Wenn der Hass explodiert
Handgranate wurde auf eine Asylunterkunft in Deutschland geworfen.
BERLIN. Die Anschläge auf Flüchtlingsheime in Deutschland eskalieren: Erstmals wurde in Villingen-Schwenningen im Schwarzwald eine Handgranate benutzt, die allerdings nicht explodierte. Ein Mitarbeiter einer Sicherheitsfirma hatte die Granate um 1.30 Uhr am Freitag entdeckt und die Polizei alarmiert. Die Granate wurde von der Polizei gezielt gesprengt. Die 104 im Heim lebenden Flüchtlinge blieben unverletzt.
Baden-Württembergs Ministerpräsident Winfried Kretschmann (Grüne) reagierte entsetzt: „Das ist wirklich unfassbar, dass jetzt schon mit Handgranaten, quasi mit militärischen Waffen, auf Asylsuchende losgegangen wird.“Extremismus, der die rote Linie überschreite und zu Gewalt übergehe, müsse gesellschaftlich radikal geächtet werden. Jus- tizminister Heiko Maas (SPD) will die Täter nicht ungestraft davonkommen lassen: „Sprengkörper auf Flüchtlingsheime fliegen heute schon. Wir dürfen nicht abwarten, bis es die ersten Toten gibt.“
Angriffe auf Flüchtlingsheime haben 2015 massiv zugenommen. Registriert wurden 1.000 Straftaten – fünf Mal so viele wie im Jahr zuvor. Überwiegend geht es dabei um Sachbeschädigungen. Aber es sind auch 92 verübte und 13 versuchte Brandstiftungen darunter. 901 Taten wurden durch rechts motivierte Täter verübt. Darunter sind viele, die zuvor nicht als rechtsextrem aufgefallen sind. Nach den jüngsten Brandanschlägen ist die Justiz dazu übergegangen, Täter nicht nur wegen Brandstiftung, sondern wegen versuchten Mordes anzuklagen, was das Strafmaß erhöht.

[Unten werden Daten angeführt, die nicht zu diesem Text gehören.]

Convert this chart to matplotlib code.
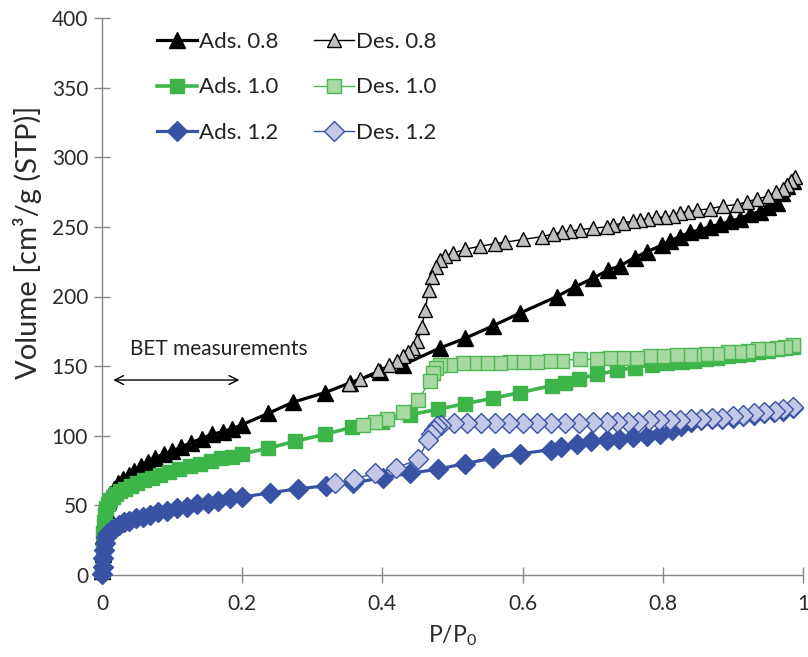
import matplotlib
matplotlib.use("Agg")
import matplotlib.pyplot as plt

plt.rcParams['font.family'] = ['Lato', 'DejaVu Sans']
plt.rcParams['mathtext.fontset'] = 'custom'
plt.rcParams['mathtext.rm'] = 'Lato'

# ---------------- data ----------------
ads08_x = [0.000, 0.001, 0.002, 0.003, 0.005, 0.008, 0.012, 0.017, 0.023, 0.030, 0.038, 0.046,
           0.055, 0.065, 0.076, 0.088, 0.100, 0.113, 0.127, 0.142, 0.157, 0.172, 0.186, 0.200,
           0.237, 0.272, 0.318, 0.354, 0.397, 0.430, 0.482, 0.518, 0.558, 0.596, 0.649, 0.675,
           0.700, 0.722, 0.739, 0.760, 0.777, 0.799, 0.810, 0.824, 0.839, 0.853, 0.867, 0.882,
           0.896, 0.910, 0.924, 0.939, 0.950, 0.963, 0.970, 0.977, 0.986]
ads08_y = [3, 15, 28, 38, 47, 53, 58, 62, 66, 69, 72, 75,
           78, 81, 84, 87, 89, 92, 95, 98, 101, 103, 105, 108,
           116, 124, 131, 138, 146, 151, 163, 170, 179, 188, 200, 207,
           213, 219, 222, 228, 232, 237, 240, 243, 246, 248, 250, 252,
           254, 256, 259, 261, 264, 267, 274, 279, 283]

des08_x = [0.988, 0.983, 0.977, 0.971, 0.962, 0.950, 0.934, 0.920, 0.906, 0.886, 0.867, 0.849,
           0.836, 0.824, 0.815, 0.803, 0.791, 0.779, 0.767, 0.757, 0.743, 0.729, 0.720, 0.700,
           0.682, 0.668, 0.656, 0.644, 0.628, 0.601, 0.575, 0.561, 0.539, 0.518, 0.500, 0.490,
           0.482, 0.476, 0.471, 0.466, 0.461, 0.456, 0.450, 0.443, 0.436, 0.429, 0.421, 0.410,
           0.394, 0.368, 0.352]
des08_y = [286, 283, 280, 277, 275, 272, 270, 268, 266, 265, 263, 262,
           261, 260, 258, 257, 257, 256, 255, 254, 253, 251, 250, 249,
           248, 247, 246, 245, 243, 241, 239, 238, 236, 234, 231, 229,
           226, 221, 214, 205, 190, 178, 168, 163, 160, 157, 154, 151,
           147, 141, 137]

ads10_x = [0.000, 0.001, 0.002, 0.003, 0.004, 0.006, 0.008, 0.011, 0.015, 0.020, 0.026, 0.033,
           0.041, 0.050, 0.060, 0.071, 0.083, 0.096, 0.110, 0.125, 0.140, 0.155, 0.170, 0.185,
           0.200, 0.237, 0.275, 0.318, 0.356, 0.399, 0.439, 0.479, 0.518, 0.558, 0.596, 0.642,
           0.660, 0.680, 0.706, 0.735, 0.760, 0.785, 0.806, 0.827, 0.845, 0.862, 0.878, 0.893,
           0.908, 0.922, 0.936, 0.950, 0.963, 0.975, 0.986]
ads10_y = [3, 18, 30, 38, 44, 48, 51, 54, 56, 58, 60, 62,
           64, 66, 68, 70, 72, 74, 76, 78, 80, 82, 84, 85,
           87, 91, 96, 101, 106, 110, 115, 119, 123, 127, 131, 136,
           138, 141, 144, 147, 149, 151, 152, 153, 154, 155, 156, 157,
           158, 159, 160, 161, 162, 163, 164]

des10_x = [0.986, 0.975, 0.963, 0.950, 0.936, 0.922, 0.908, 0.893, 0.878, 0.862, 0.845, 0.839,
           0.820, 0.800, 0.782, 0.763, 0.743, 0.725, 0.706, 0.682, 0.656, 0.639, 0.620, 0.601,
           0.582, 0.568, 0.549, 0.530, 0.515, 0.496, 0.482, 0.476, 0.472, 0.468, 0.451, 0.430,
           0.406, 0.389, 0.372]
des10_y = [165, 164, 163, 162, 162, 161, 160, 160, 159, 159, 158, 158,
           158, 157, 157, 156, 156, 156, 155, 155, 154, 154, 153, 153,
           153, 152, 152, 152, 152, 151, 151, 149, 145, 139, 126, 117,
           112, 110, 108]

ads12_x = [0.000, 0.001, 0.002, 0.003, 0.004, 0.006, 0.009, 0.013, 0.018, 0.024, 0.031, 0.039,
           0.048, 0.058, 0.068, 0.080, 0.093, 0.107, 0.121, 0.136, 0.151, 0.166, 0.182, 0.200,
           0.240, 0.280, 0.320, 0.358, 0.401, 0.439, 0.479, 0.518, 0.558, 0.596, 0.640, 0.655,
           0.677, 0.697, 0.720, 0.738, 0.757, 0.777, 0.796, 0.813, 0.826, 0.840, 0.855, 0.870,
           0.885, 0.900, 0.915, 0.930, 0.945, 0.958, 0.972, 0.986]
ads12_y = [1, 6, 12, 18, 23, 27, 30, 32, 34, 36, 38, 39,
           41, 42, 43, 45, 46, 48, 49, 51, 52, 53, 55, 56,
           59, 62, 64, 66, 70, 73, 76, 80, 84, 87, 90, 92,
           94, 96, 97, 98, 99, 100, 101, 104, 107, 110, 111, 112,
           112, 113, 114, 115, 116, 117, 118, 120]

des12_x = [0.986, 0.972, 0.960, 0.945, 0.930, 0.915, 0.900, 0.885, 0.870, 0.855, 0.840, 0.825,
           0.810, 0.795, 0.780, 0.765, 0.750, 0.735, 0.720, 0.700, 0.680, 0.660, 0.640, 0.620,
           0.600, 0.580, 0.560, 0.540, 0.520, 0.502, 0.484, 0.478, 0.473, 0.469, 0.465, 0.451,
           0.420, 0.389, 0.360, 0.332]
des12_y = [121, 119, 118, 117, 116, 115, 114, 113, 113, 112, 112, 111,
           111, 111, 111, 110, 110, 110, 110, 110, 109, 109, 109, 109,
           109, 109, 109, 109, 109, 109, 108, 107, 104, 101, 97, 83,
           77, 73, 69, 66]

x_ticks = [0, 0.2, 0.4, 0.6, 0.8, 1.0]
x_tick_labels = ['0', '0.2', '0.4', '0.6', '0.8', '1']
y_ticks = [0, 50, 100, 150, 200, 250, 300, 350, 400]

# ---------------- figure ----------------
fig = plt.figure(figsize=(8.08, 6.57), dpi=100)
ax = fig.add_axes([102/808, 82/657, 701/808, 557/657])

black = '#000000'
green = '#3db54a'
blue = '#3853a4'

ax.plot(ads08_x, ads08_y, '-^', color=black, lw=2.3, ms=11, mfc=black, mec=black,
        label='Ads. 0.8', clip_on=False, zorder=3)
ax.plot(des08_x, des08_y, '-^', color=black, lw=1.0, ms=10.5, mfc='#c0c0c0', mec=black, mew=1.0,
        label='Des. 0.8', clip_on=False, zorder=3)
ax.plot(ads10_x, ads10_y, '-s', color=green, lw=2.6, ms=10, mfc=green, mec=green,
        label='Ads. 1.0', clip_on=False, zorder=3)
ax.plot(des10_x, des10_y, '-s', color='#4cb854', lw=1.0, ms=10, mfc='#a8d9a2', mec='#4cb854', mew=1.0,
        label='Des. 1.0', clip_on=False, zorder=3)
ax.plot(ads12_x, ads12_y, '-D', color=blue, lw=2.3, ms=10.5, mfc=blue, mec=blue,
        label='Ads. 1.2', clip_on=False, zorder=3)
ax.plot(des12_x, des12_y, '-D', color=blue, lw=1.0, ms=10.5, mfc='#c4c7e6', mec=blue, mew=1.0,
        label='Des. 1.2', clip_on=False, zorder=3)

ax.set_xlim(0, 1)
ax.set_ylim(0, 400)
ax.set_xticks(x_ticks)
ax.set_xticklabels(x_tick_labels)
ax.set_yticks(y_ticks)

for s in ['top', 'right']:
    ax.spines[s].set_visible(False)
for s in ['left', 'bottom']:
    ax.spines[s].set_color('#868686')
    ax.spines[s].set_linewidth(1.0)

ax.tick_params(axis='both', direction='inout', length=12, width=1.0, color='#868686',
               labelsize=15, labelcolor='#2a2a2a')
ax.tick_params(axis='x', pad=8)
ax.tick_params(axis='y', pad=4)

ax.set_xlabel('P/P$_\\mathregular{0}$', fontsize=16.5, color='#2a2a2a')
ax.set_ylabel('Volume [cm³/g (STP)]', fontsize=21, color='#2a2a2a')
ax.xaxis.set_label_coords(0.5, -0.086)
ax.yaxis.set_label_coords(-0.086, 0.598)

# BET annotation
ax.annotate('', xy=(0.012, 140), xytext=(0.2, 140),
            arrowprops=dict(arrowstyle='<->', color='black', lw=1.0, mutation_scale=16),
            annotation_clip=False)
ax.text(0.04, 162, 'BET measurements', fontsize=15, color='#222222', va='center', ha='left')

# legend: order columns Ads / Des
handles, labels = ax.get_legend_handles_labels()
order = [0, 2, 4, 1, 3, 5]
leg = ax.legend([handles[i] for i in order], [labels[i] for i in order],
                ncol=2, loc='upper left', bbox_to_anchor=(0.078, 0.975),
                frameon=False, fontsize=16, numpoints=1, handlelength=1.8,
                handletextpad=0.1, columnspacing=1.6, labelspacing=1.15,
                borderpad=0, borderaxespad=0)
for t in leg.get_texts():
    t.set_color('#222222')

fig.savefig('out.png', dpi=100)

Der Bielefelder Konfliktforscher Andreas Zick bemerkt, dass Polizei und Justiz von dieser Entwicklung überrascht worden sind: „Die Behörden waren zum Teil überhaupt nicht darauf vorbereitet, dass Bürger aus der Mitte der Gesellschaft sich von extremistischen Gruppen haben anstecken lassen.“Diese Bürger glaubten, dass das Anzünden einer noch nicht bewohnten Asylunterkunft strafrechtlich nicht relevant sei. „Bei vielen Menschen gibt es nicht nur eine Einstellung gegen Flüchtlinge, sondern auch eine Einstellung, dass man etwas tun müsse. Sie fühlen sich ,gedrängt‘ dazu, ein Zeichen zu setzen.“
In den 1990er-Jahren waren bei fremdenfeindlichen Brandanschlägen acht Menschen getötet und Dutzende verletzt worden.